# STATED GOAL
Output the lines from the top of the entries below to the line with "import pandas as pd", both included, exactly and without pictures.

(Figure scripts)
————
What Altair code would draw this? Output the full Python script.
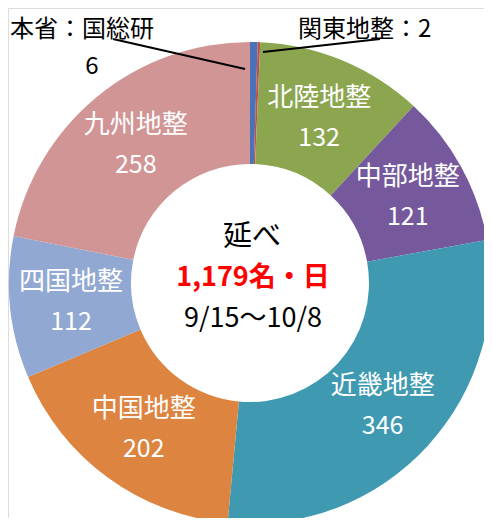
import altair as alt
import pandas as pd

names = ["本省：国総研", "関東地整", "北陸地整", "中部地整", "近畿地整", "中国地整", "四国地整", "九州地整"]
values = [6, 2, 132, 121, 346, 202, 112, 258]
colors = ["#4a72b8", "#c0504d", "#8ba64f", "#75599c", "#3f9ab1", "#dc8440", "#91a8d3", "#d29596"]
inside = [False, False, True, True, True, True, True, True]

df = pd.DataFrame({
    "name": names,
    "value": values,
    "order": list(range(len(names))),
    "label": [n if s else "" for n, s in zip(names, inside)],
    "num": [str(v) if s else "" for v, s in zip(values, inside)],
})

FONT = "Noto Sans CJK JP"
CX, CY = 242, 275
R_OUT, R_IN, R_LAB = 241, 119, 180

theta = alt.Theta("value:Q", stack=True)
order = alt.Order("order:Q")

arc = alt.Chart(df).mark_arc(outerRadius=R_OUT, innerRadius=R_IN, stroke=None).encode(
    theta=theta,
    order=order,
    color=alt.Color("name:N", scale=alt.Scale(domain=names, range=colors), legend=None),
    x=alt.value(CX), y=alt.value(CY),
)

lab1 = alt.Chart(df).mark_text(radius=R_LAB, dy=-19, font=FONT, fontSize=26, color="white").encode(
    theta=theta, order=order, text="label:N", x=alt.value(CX), y=alt.value(CY),
)
lab2 = alt.Chart(df).mark_text(radius=R_LAB, dy=21, font=FONT, fontSize=25, color="white").encode(
    theta=theta, order=order, text="num:N", x=alt.value(CX), y=alt.value(CY),
)

ann_texts = alt.layer(
    alt.Chart(pd.DataFrame({"t": ["本省：国総研"]})).mark_text(
        font=FONT, fontSize=24, color="black", align="left", baseline="alphabetic").encode(
        text="t:N", x=alt.value(2), y=alt.value(29)),
    alt.Chart(pd.DataFrame({"t": ["6"]})).mark_text(
        font=FONT, fontSize=24, color="black", baseline="alphabetic").encode(
        text="t:N", x=alt.value(84), y=alt.value(66)),
    alt.Chart(pd.DataFrame({"t": ["関東地整：2"]})).mark_text(
        font=FONT, fontSize=24, color="black", align="left", baseline="alphabetic").encode(
        text="t:N", x=alt.value(290), y=alt.value(29)),
)
lines = alt.layer(
    alt.Chart(pd.DataFrame({"a": [0]})).mark_rule(color="black", strokeWidth=2).encode(
        x=alt.value(105), y=alt.value(31), x2=alt.value(237), y2=alt.value(61)),
    alt.Chart(pd.DataFrame({"a": [0]})).mark_rule(color="black", strokeWidth=2).encode(
        x=alt.value(255), y=alt.value(44), x2=alt.value(372), y2=alt.value(31)),
)

center = alt.layer(
    alt.Chart(pd.DataFrame({"t": ["延べ"]})).mark_text(font=FONT, fontSize=29, color="black").encode(
        text="t:N", x=alt.value(CX + 2), y=alt.value(229)),
    alt.Chart(pd.DataFrame({"t": ["1,179名・日"]})).mark_text(font=FONT, fontSize=27, fontWeight="bold", color="#ff0000").encode(
        text="t:N", x=alt.value(CX + 3), y=alt.value(270)),
    alt.Chart(pd.DataFrame({"t": ["9/15～10/8"]})).mark_text(font=FONT, fontSize=27, color="black").encode(
        text="t:N", x=alt.value(CX + 3), y=alt.value(311)),
)

chart = alt.layer(arc, lab1, lab2, ann_texts, lines, center).properties(
    width=476, height=510, padding=0, autosize=alt.AutoSizeParams(type="none")
).configure_view(stroke=None).configure(background="white")

chart.save("out.html", embed_options={"renderer": "svg", "actions": False})
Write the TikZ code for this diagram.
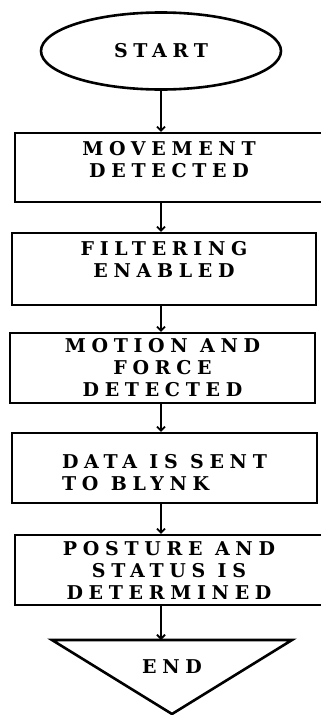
\documentclass[tikz,border=0pt]{standalone}
\usepackage{fontspec}
\newfontfamily\chartfont{DejaVu Serif}[LetterSpace=30]
\usetikzlibrary{shapes.geometric}
\usetikzlibrary{arrows.meta}

\begin{document}
\begin{tikzpicture}[x=1pt,y=-1pt]

            \tikzstyle{startNode} = [shape = ellipse, draw, line width=2.6pt, minimum width=240pt, minimum height=77pt, inner sep=0pt];
            \tikzstyle{stepNode} = [shape = rectangle, draw, line width=2.3pt, align=center, inner sep=0pt];
            \tikzstyle{flowEdge} = [line width=1.8pt, -{Straight Barb[length=4pt,width=8pt]}];
            \tikzstyle{endShape} = [line width=2.6pt, line join=miter];

            \useasboundingbox (0,0) rectangle (321,715);

            \begin{scope}[every node/.style={font=\chartfont\bfseries\fontsize{19}{22}\selectfont}]
            \node[startNode] (start) at (161,51) {START};

            \node[stepNode, minimum width=308pt, minimum height=69pt, text depth=17pt] (movement)  at (169,167.5) {MOVEMENT\\DETECTED};
            \node[stepNode, minimum width=304pt, minimum height=72pt, text depth=20pt] (filtering) at (164,269) {FILTERING\\ENABLED};
            \node[stepNode, minimum width=305pt, minimum height=70pt] (motion)    at (162.5,368) {MOTION AND\\FORCE\\DETECTED};
            \node[stepNode, minimum width=305pt, minimum height=70pt, text height=46pt, align=left] (data) at (164.5,468) {DATA IS SENT\\TO BLYNK};
            \node[stepNode, minimum width=308pt, minimum height=70pt] (posture)   at (169,570) {POSTURE AND\\STATUS IS\\DETERMINED};

            \node (end) at (172,667) {END};
            \end{scope}

            \coordinate (endleft)  at (52,640);
            \coordinate (endright) at (292,640);
            \coordinate (endtip)   at (172,714);
            \coordinate (endtop)   at (161,640);

            \draw[endShape] (endleft) -- (endright) -- (endtip) -- cycle;

            \draw[flowEdge] (start.south) -- (start.south |- movement.north);
            \draw[flowEdge] (movement.south -| start) -- (filtering.north -| start);
            \draw[flowEdge] (filtering.south -| start) -- (motion.north -| start);
            \draw[flowEdge] (motion.south -| start) -- (data.north -| start);
            \draw[flowEdge] (data.south -| start) -- (posture.north -| start);
            \draw[flowEdge] (posture.south -| start) -- (endtop);
\end{tikzpicture}
\end{document}
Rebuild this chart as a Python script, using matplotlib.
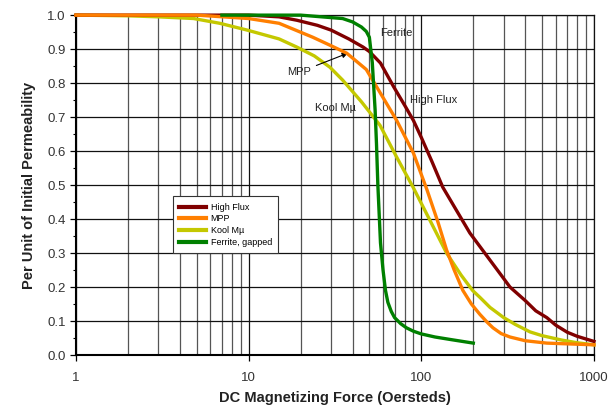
import matplotlib
matplotlib.use("Agg")
import matplotlib.pyplot as plt
from matplotlib.ticker import LogLocator, NullFormatter, MultipleLocator

plt.rcParams["font.family"] = ["Liberation Sans", "DejaVu Sans"]

# ---------- данные ----------
high_flux_x = [1, 5, 10, 15, 19, 25, 30, 38, 46, 50, 58, 69, 80, 90, 100, 115, 133, 160, 191,
               220, 250, 290, 326, 400, 460, 533, 600, 700, 800, 900, 1000]
high_flux_y = [1.0, 1.0, 1.0, 0.995, 0.985, 0.97, 0.956, 0.93, 0.906, 0.893, 0.859, 0.79, 0.735,
               0.69, 0.64, 0.57, 0.494, 0.425, 0.359, 0.317, 0.279, 0.235, 0.20, 0.16, 0.13,
               0.11, 0.088, 0.067, 0.055, 0.047, 0.04]

mpp_x = [1, 5, 10, 15, 23.5, 30, 37, 48, 58, 72, 90, 108, 125, 140, 155, 174, 195, 218, 240,
         260, 290, 326, 400, 533, 1000]
mpp_y = [1.0, 1.0, 0.99, 0.976, 0.935, 0.91, 0.888, 0.84, 0.77, 0.69, 0.594, 0.485, 0.39, 0.309,
         0.25, 0.19, 0.15, 0.12, 0.097, 0.08, 0.063, 0.053, 0.042, 0.035, 0.03]

kool_x = [1, 2, 3, 4.8, 6.8, 9.8, 15, 19, 24, 29.5, 35, 45, 57.6, 72, 89.5, 112, 140, 170, 198,
          218, 250, 300, 350, 426, 500, 650, 800, 1000]
kool_y = [1.0, 0.998, 0.995, 0.99, 0.976, 0.956, 0.93, 0.906, 0.88, 0.847, 0.809, 0.745, 0.676,
          0.582, 0.494, 0.397, 0.30, 0.235, 0.19, 0.17, 0.14, 0.11, 0.09, 0.068, 0.057, 0.044,
          0.036, 0.03]

ferrite_x = [7, 20, 35, 40, 45, 48, 50, 52, 54, 55, 56, 58, 60, 62, 64, 67, 70, 76, 82, 90,
             100, 120, 150, 200]
ferrite_y = [1.0, 1.0, 0.99, 0.98, 0.965, 0.952, 0.935, 0.86, 0.72, 0.62, 0.50, 0.33, 0.25,
             0.19, 0.155, 0.128, 0.11, 0.092, 0.08, 0.07, 0.062, 0.053, 0.045, 0.035]

x_ticks = [1, 10, 100, 1000]
x_tick_labels = ["1", "10", "100", "1000"]

# ---------- рисуем ----------
fig = plt.figure(figsize=(6.13, 4.09), dpi=100)
ax = fig.add_axes([0.124, 0.132, 0.845, 0.831])

ax.set_xscale("log")
ax.set_xlim(1, 1000)
ax.set_ylim(0, 1.0)

# сетка: все логарифмические деления + горизонтальные по 0.1
ax.xaxis.set_minor_locator(LogLocator(base=10, subs=range(2, 10)))
ax.xaxis.set_minor_formatter(NullFormatter())
ax.grid(which="major", axis="x", color="#111111", lw=0.9)
ax.grid(which="minor", axis="x", color="#555555", lw=0.9)
ax.grid(which="major", axis="y", color="#111111", lw=0.9)
ax.set_axisbelow(True)

lw = 2.4
ax.plot(kool_x, kool_y, color="#c4c800", lw=lw, label="Kool Mµ", clip_on=False, zorder=3)
ax.plot(high_flux_x, high_flux_y, color="#800000", lw=lw, label="High Flux", clip_on=False, zorder=4)
ax.plot(mpp_x, mpp_y, color="#ff7f00", lw=lw, label="MPP", clip_on=False, zorder=5)
ax.plot(ferrite_x, ferrite_y, color="#008000", lw=lw, label="Ferrite, gapped", clip_on=False, zorder=6)

# подписи кривых
fs = 8
ax.text(57.6, 0.947, "Ferrite", fontsize=fs, va="center", ha="left", color="#222222")
ax.text(86, 0.75, "High Flux", fontsize=fs, va="center", ha="left", color="#222222")
ax.text(24.2, 0.726, "Kool Mµ", fontsize=fs, va="center", ha="left", color="#222222")
ax.annotate("MPP", xy=(37.5, 0.888), xytext=(16.7, 0.832), fontsize=fs, va="center", ha="left",
            color="#222222",
            arrowprops=dict(arrowstyle="-|>", color="black", lw=0.8, shrinkA=2, shrinkB=0,
                            mutation_scale=8))

# легенда в порядке оригинала
h, l = ax.get_legend_handles_labels()
order = [1, 2, 0, 3]
leg = ax.legend([h[i] for i in order], [l[i] for i in order], loc="upper left",
                bbox_to_anchor=(0.178, 0.48), fontsize=6.5, frameon=True, fancybox=False,
                edgecolor="#333333", framealpha=1.0, handlelength=3.0, borderpad=0.7,
                labelspacing=0.3, handletextpad=0.5)
leg.get_frame().set_linewidth(0.8)
for line in leg.get_lines():
    line.set_linewidth(3.0)

# оси и подписи
ax.set_xticks(x_ticks)
ax.set_xticklabels(x_tick_labels)
ax.yaxis.set_major_locator(MultipleLocator(0.1))
ax.yaxis.set_minor_locator(MultipleLocator(0.05))
ax.yaxis.set_major_formatter(plt.FuncFormatter(lambda v, p: f"{v:.1f}"))
ax.tick_params(axis="both", which="major", labelsize=9.5, labelcolor="#333333", length=4,
               direction="out", width=0.9)
ax.tick_params(axis="x", which="major", pad=8)
ax.tick_params(axis="x", which="minor", length=0)
ax.tick_params(axis="y", which="minor", length=2.5, direction="out", width=0.8)

for side in ["left", "bottom"]:
    ax.spines[side].set_linewidth(1.5)
    ax.spines[side].set_color("black")
for side in ["top", "right"]:
    ax.spines[side].set_linewidth(0.9)
    ax.spines[side].set_color("#111111")

ax.set_xlabel("DC Magnetizing Force (Oersteds)", fontsize=10.5, fontweight="bold",
              color="#222222", labelpad=5)
ax.set_ylabel("Per Unit of Initial Permeability", fontsize=10.5, fontweight="bold",
              color="#222222", labelpad=8)

fig.savefig("out.png", dpi=100)
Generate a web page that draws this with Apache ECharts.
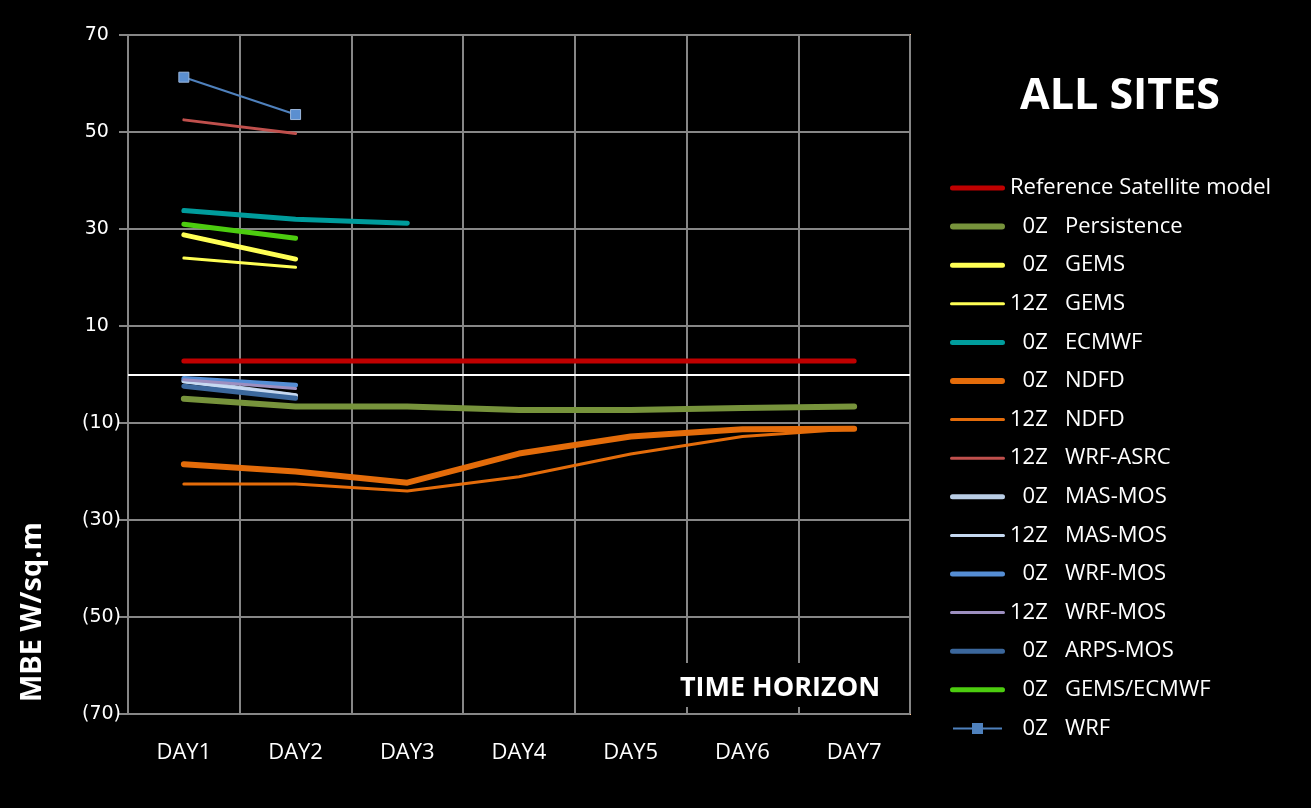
<!DOCTYPE html>
<html>
<head>
<meta charset="utf-8">
<script src="https://cdn.jsdelivr.net/npm/echarts@6/dist/echarts.min.js"></script>
<style>
  html, body { margin: 0; padding: 0; background: #000; }
  #chart { width: 1311px; height: 808px; }
</style>
</head>
<body>
<div id="chart"></div>
<script>
// Forecast horizon categories
const days = ['DAY1', 'DAY2', 'DAY3', 'DAY4', 'DAY5', 'DAY6', 'DAY7'];

// Mean bias error (W/sq.m) per model, by forecast day
const refSatellite = [2.8, 2.8, 2.8, 2.8, 2.8, 2.8, 2.8];
const persistence0z = [-5.0, -6.6, -6.6, -7.3, -7.3, -6.9, -6.6];
const gems0z = [28.8, 23.8];
const gems12z = [24.0, 22.1];
const ecmwf0z = [33.8, 32.0, 31.2];
const ndfd0z = [-18.5, -20.0, -22.3, -16.3, -12.8, -11.3, -11.2];
const ndfd12z = [-22.6, -22.6, -24.0, -21.1, -16.4, -12.8, -11.2];
const wrfAsrc12z = [52.5, 49.7];
const masMos0z = [-1.3, -4.4];
const masMos12z = [-1.5, -4.2];
const wrfMos0z = [-0.8, -2.2];
const wrfMos12z = [-1.1, -2.9];
const arpsMos0z = [-2.4, -4.9];
const gemsEcmwf0z = [31.0, 28.1];
const wrf0z = [61.3, 53.6];

// Y axis range and step
const yMin = -70, yMax = 70, yStep = 20;

const FS = '\u2007'; // figure space, aligns "0Z" under the "2Z" of "12Z"

// Legend swatch: a round-capped bar of thickness t, centred in a 55x20 box
function barIcon(t) {
  const r = t / 2, y0 = 10 - r, y1 = 10 + r;
  return 'path://M0,0L0,0Z' +
    'M' + r + ',' + y0 + 'L' + (55 - r) + ',' + y0 +
    'A' + r + ',' + r + ' 0 0 1 ' + (55 - r) + ',' + y1 +
    'L' + r + ',' + y1 +
    'A' + r + ',' + r + ' 0 0 1 ' + r + ',' + y0 + 'Z' +
    'M55,20L55,20Z';
}
// Legend swatch with a square marker in the middle of a thin line
function markerIcon() {
  return 'path://M0,0L0,0Z' +
    'M3,9L52,9L52,11L3,11Z' +
    'M22,4.5L33,4.5L33,15.5L22,15.5Z' +
    'M55,20L55,20Z';
}

function lineSeries(name, data, color, width, extra) {
  return Object.assign({
    name: name,
    type: 'line',
    data: data,
    symbol: 'none',
    showSymbol: false,
    silent: true,
    lineStyle: { color: color, width: width, cap: 'round', join: 'round' },
    itemStyle: { color: color },
    emphasis: { disabled: true }
  }, extra || {});
}

const series = [
  lineSeries('Reference Satellite model', refSatellite, '#c00000', 5, {
    markLine: {
      silent: true,
      symbol: 'none',
      label: { show: false },
      lineStyle: { color: '#ffffff', width: 2, type: 'solid' },
      data: [{ yAxis: 0 }],
      animation: false
    }
  }),
  lineSeries(FS + '0Z   Persistence', persistence0z, '#77933c', 6),
  lineSeries(FS + '0Z   GEMS', gems0z, '#ffff55', 5),
  lineSeries('12Z   GEMS', gems12z, '#ffff55', 3),
  lineSeries(FS + '0Z   ECMWF', ecmwf0z, '#009c9c', 5),
  lineSeries(FS + '0Z   NDFD', ndfd0z, '#e46c0a', 6),
  lineSeries('12Z   NDFD', ndfd12z, '#e46c0a', 3),
  lineSeries('12Z   WRF-ASRC', wrfAsrc12z, '#c0504d', 3),
  lineSeries(FS + '0Z   MAS-MOS', masMos0z, '#b9cde5', 5),
  lineSeries('12Z   MAS-MOS', masMos12z, '#c6d9f1', 3),
  lineSeries(FS + '0Z   WRF-MOS', wrfMos0z, '#558ed5', 5),
  lineSeries('12Z   WRF-MOS', wrfMos12z, '#9d8fc0', 3),
  lineSeries(FS + '0Z   ARPS-MOS', arpsMos0z, '#3b679c', 5),
  lineSeries(FS + '0Z   GEMS/ECMWF', gemsEcmwf0z, '#4ccc0f', 5),
  lineSeries(FS + '0Z   WRF', wrf0z, '#4f81bd', 2, {
    symbol: 'rect',
    showSymbol: true,
    symbolSize: 10,
    itemStyle: { color: '#5b8fd0', borderColor: '#9bb7dc', borderWidth: 1 }
  })
];

const legendData = series.map(function (s) {
  if (s.symbol === 'rect') {
    return { name: s.name, icon: markerIcon(), itemStyle: { color: '#4f81bd', borderWidth: 0 } };
  }
  return { name: s.name, icon: barIcon(s.lineStyle.width), itemStyle: { color: s.lineStyle.color, borderWidth: 0 } };
});

const chart = echarts.init(document.getElementById('chart'), null, { renderer: 'canvas' });

chart.setOption({
  backgroundColor: '#000000',
  animation: false,
  grid: {
    left: 128, right: 401, top: 35, bottom: 94,
    show: true,
    borderColor: '#fac090',
    borderWidth: 2,
    backgroundColor: 'transparent'
  },
  xAxis: {
    type: 'category',
    data: days,
    boundaryGap: true,
    axisLine: { show: false },
    axisTick: { show: true, inside: true, length: 6, lineStyle: { color: '#868686', width: 2 } },
    splitLine: { show: true, lineStyle: { color: '#868686', width: 2 } },
    axisLabel: {
      color: '#ffffff',
      fontFamily: 'Open Sans',
      fontSize: 22,
      margin: 28
    }
  },
  yAxis: {
    type: 'value',
    min: yMin,
    max: yMax,
    interval: yStep,
    axisLine: { show: true, lineStyle: { color: '#868686', width: 2 } },
    axisTick: { show: true, inside: false, length: 9, lineStyle: { color: '#868686', width: 2 } },
    splitLine: { show: true, lineStyle: { color: '#868686', width: 2 } },
    axisLabel: {
      color: '#ffffff',
      fontFamily: 'DejaVu Sans',
      fontSize: 19,
      margin: 7,
      formatter: function (v) {
        return v < 0 ? '(' + Math.abs(v) + ')' : v + '  ';
      }
    }
  },
  legend: {
    orient: 'vertical',
    left: 945,
    top: 172,
    itemWidth: 55,
    itemHeight: 20,
    itemGap: 16.6,
    selectedMode: false,
    textStyle: {
      color: '#ffffff',
      fontFamily: 'Open Sans',
      fontSize: 22,
      lineHeight: 20
    },
    data: legendData
  },
  graphic: [
    {
      type: 'text',
      style: {
        text: 'ALL SITES',
        x: 1120,
        y: 97,
        fill: '#ffffff',
        font: 'bold 43px "Open Sans"',
        textAlign: 'center',
        textVerticalAlign: 'middle'
      }
    },
    {
      type: 'rect',
      z: 5,
      shape: { x: 655, y: 663, width: 250, height: 44 },
      style: { fill: '#000000' }
    },
    {
      type: 'text',
      z: 6,
      style: {
        text: 'TIME HORIZON',
        x: 780,
        y: 688,
        fill: '#ffffff',
        font: 'bold 27px "Open Sans"',
        textAlign: 'center',
        textVerticalAlign: 'middle'
      }
    },
    {
      type: 'text',
      z: 6,
      x: 33,
      y: 612,
      rotation: Math.PI / 2,
      style: {
        text: 'MBE W/sq.m',
        x: 0,
        y: 0,
        fill: '#ffffff',
        font: 'bold 29px "Open Sans"',
        textAlign: 'center',
        textVerticalAlign: 'middle'
      }
    }
  ],
  series: series
});
</script>
</body>
</html>
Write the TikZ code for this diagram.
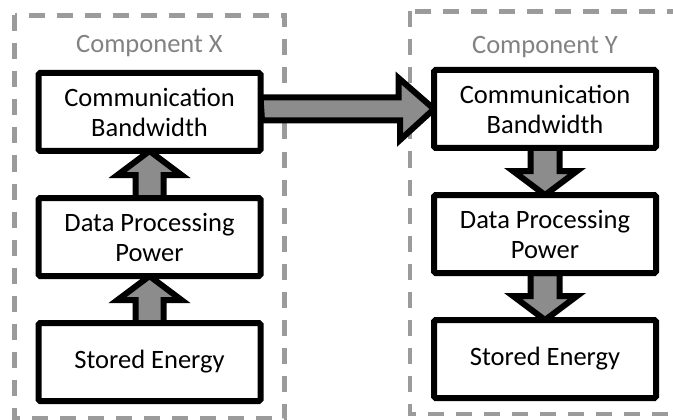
\documentclass[tikz,border=0pt]{standalone}
\usepackage{fontspec}
\setmainfont{Carlito}
\usetikzlibrary{positioning,backgrounds}

\definecolor{framegray}{RGB}{155,155,155}
\definecolor{arrowgray}{RGB}{140,140,140}
\definecolor{labelgray}{RGB}{130,130,130}

\begin{document}
\begin{tikzpicture}[x=1pt,y=1pt,node distance=47pt,line join=miter,
                    font=\fontsize{26.5}{30}\selectfont]
  \tikzstyle{block}=[draw=black,line width=6pt,fill=white,rounded corners=1.5pt,
                     minimum width=222pt,minimum height=78pt,align=center,
                     outer sep=0pt]
  \tikzstyle{dashframe}=[draw=framegray,line width=4.5pt,dash pattern=on 16pt off 12pt]
  \tikzstyle{fat}=[draw=black,line width=6pt,fill=arrowgray,line join=miter]
  \tikzstyle{compname}=[text=labelgray,inner sep=0pt]

  \useasboundingbox (0,0) rectangle (673,-420);

  \node[block]    (cX) at (149.5,-112)   {Communication\\Bandwidth};
  \node[block]    (dX) [below=of cX]     {Data Processing\\Power};
  \node[block]    (sX) [below=of dX]     {Stored Energy};
  \node[block]    (cY) at (545,-109)     {Communication\\Bandwidth};
  \node[block]    (dY) [below=of cY]     {Data Processing\\Power};
  \node[block]    (sY) [below=of dY]     {Stored Energy};
  \node[compname] (nX) [above=16pt of cX] {Component X};
  \node[compname] (nY) [above=12pt of cY] {Component Y};

  \begin{scope}[on background layer]
    \draw[dashframe] (14.5,-15.5) rectangle (284.5,-418.5);
    \draw[dashframe] (410,-11.5) rectangle (676,-414);
    % X: upwards
    \draw[fat] (sX.north) ++(-14,0) -- ++(0,23) -- ++(-18,0) -- (dX.south)
               -- ++(32,-24) -- ++(-18,0) -- ++(0,-23) -- cycle;
    \draw[fat] (dX.north) ++(-14,0) -- ++(0,23) -- ++(-18,0) -- (cX.south)
               -- ++(32,-24) -- ++(-18,0) -- ++(0,-23) -- cycle;
    % Y: downwards
    \draw[fat] (cY.south) ++(-14.5,0) -- ++(0,-23) -- ++(-17.5,0) -- (dY.north)
               -- ++(32,24) -- ++(-17.5,0) -- ++(0,23) -- cycle;
    \draw[fat] (dY.south) ++(-14.5,0) -- ++(0,-23) -- ++(-17.5,0) -- (sY.north)
               -- ++(32,24) -- ++(-17.5,0) -- ++(0,23) -- cycle;
    % X to Y
    \draw[fat] (cX.east |- cY.west) ++(0,11.5) -- ++(138,0) -- ++(0,19.5)
               -- (cY.west) -- ++(-34,-31) -- ++(0,19.5) -- ++(-138,0) -- cycle;
  \end{scope}
\end{tikzpicture}
\end{document}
————
# RESPONSE
What Altair code would draw this? Output the full Python script.
import altair as alt
import pandas as pd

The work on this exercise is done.